Вообще-то это загадка к слову «рояль» — подробнее о проблематике неизвестно чьих пародий на неизвестно кого в чрезвычайно интересной статье Вл. Успенского про лесных срак, а также здесь, с расширением текста про лесных срак. К слову — здесь я совсем не уверен, что это пародия ХХ века на XVIII. Вполне возможно, что и XVIII, но это так, чувство.

Может быть, это и есть рабочее определение жанра — «пародия неизвестно на кого неизвестно зачем» (в смысле, без определенного назначения в свете текущей литературной политики, как, скажем, у Козьмы Пруткова, а так — бескорыстно-вдохновенное упоение красотой божественной глупости), Наш «Усик» сюда несомненно относится, хотя автор его и известен.

Этой же статье Вл. Успенского я обязан следующим мемуаром и содержащейся в нем формулировкой:

Мне вспоминается, как в 60-е годы я шел по Переделкину с покойным драматургом Исидором Владимировичем Штоком, человеком живого ума и быстрой реакции. Проходя мимо дачи Федина, в те годы возглавлявшего Союз писателей, я не удержался от неодобрительных слов относительно его творчества. “Ты не прав, — возразил Шток. — Федин — это настоящий русский плохой писатель. А быть настоящим русским плохим писателем — это очень много”. (“Кто же тогда этот? — вскричал я, указывая на одну из неподалеку стоящих дач. “А это вообще не писатель”, — назидательно ответил Шток.)

Настоящий русский плохой писатель как недостижимый идеал современного беллетриста — не прекрасная ли это формулировка в свете актуальных размышлений? Но это так, апарт. Главное дело — «трусик».

Хильда, ласковый трусик: 14 комментариев

    • Стилизация и подражание — попытки (добровольные или нет) изображения какого-то существующего языка. Переработка, возгонка этого языка к эффектам, которые образцу никак нельзя приписать — нечто иное.

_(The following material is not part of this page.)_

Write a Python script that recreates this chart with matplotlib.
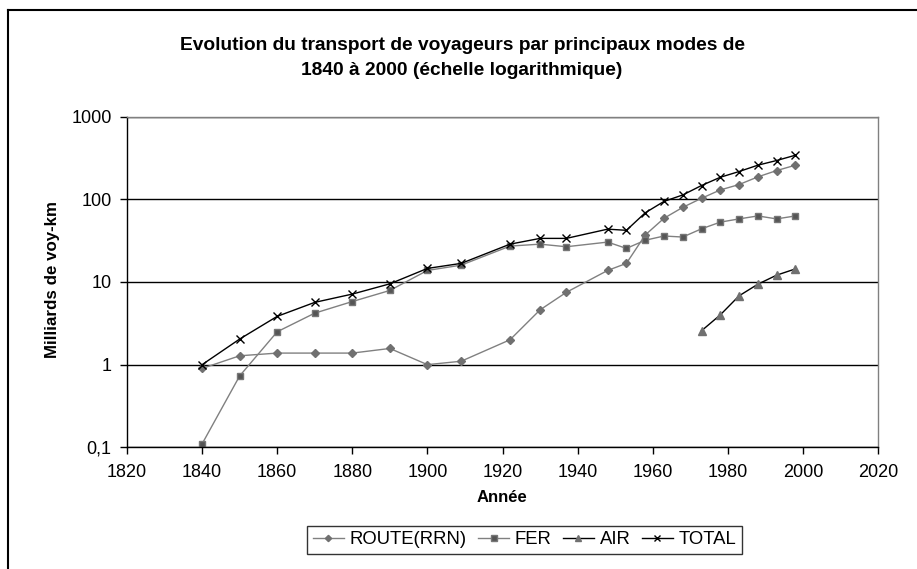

      • Ускакал мой коммент и куда-то делся. Я пыталась в нем выразить мысль о том, что язык Тредиаковского — он же тоже несуществующий, созданный для подражания французской литературе (в целом, а не только образцам). И смешной.

        А «сраки» — это же наверняка реакция на «вранов».

        Все это напоминает историю, как мне, приехавшей из Львова, ростовские кузены зачитывали такие строки: «Паду лi я, дрючком пропертий, чи далi просквизочить вiн». При этом они были уверены, что это а)перевод Пушкина, б) на украинский.

        • Думаю, язык Тредиаковского вообще — это один из возможных, предлагавшихся вариантов развития русского литературного языка, по разным причинам не принятый. В том числе и по социальным. Ломоносов был мужик, Сумароков (который на самом деле победил) — дворянин, а Тредиаковский — попович. Т. е. происходил из сословия, пользовавшегося в России всеобщим презрением. В том числе и за «манеру выажаться».

          Ну, это долгий разговор. В любом случае, язык Тредиаковского ровно такой же несуществующий, как любой другой литературный язык. Борьба, которая велась между тремя названными, со всеми матюгами, доносами, эпиграммами и пародиями, имела свой смысл. Пародировать Тредиаловского в конце 19-го или начале 20-го в., куда относят наши тексты, — бессмыслица чистой воды, и тем как бы бескорыстное художество.

          …. Да, про «дрючок» помню с детства. Украинский язык сам по себе, безо всяких пародий, кажется великороссу, т. е. носителю русского языка, выросшему за пределами распространения «мовы», очень смешным. С этим ничего не поделаешь,

          Но спаведливости надо сказать, что две эти строчки несомненно а) перевод Пушкина, мы можем узнать оригинал и б) на какой-то язык. Если он не вляется украинским, то, значит, является каким-то другим восточнославянским языком, потом что мы его понимаем.

          Но самым прекрасным примером является, конечно, перевод Кулиша из Библии: «Хай дуфае Сруль на Пана». И это не гимназическая шутка, а реальная весчь.

          С Новым годом наступающим, Оля!

          • Не согласна только насчет бессмыслицы — их же в школе проходили. А если не в школе, то уж на первом курсе филфака точно, вот студенты и сочинили.

            Я думаю, что это был не Пушкин, в смысле, не письмо Ленского (которое пародия), а его ария.

            С Новым годом, Олег! Пусть будет хорошим, с правильной записью.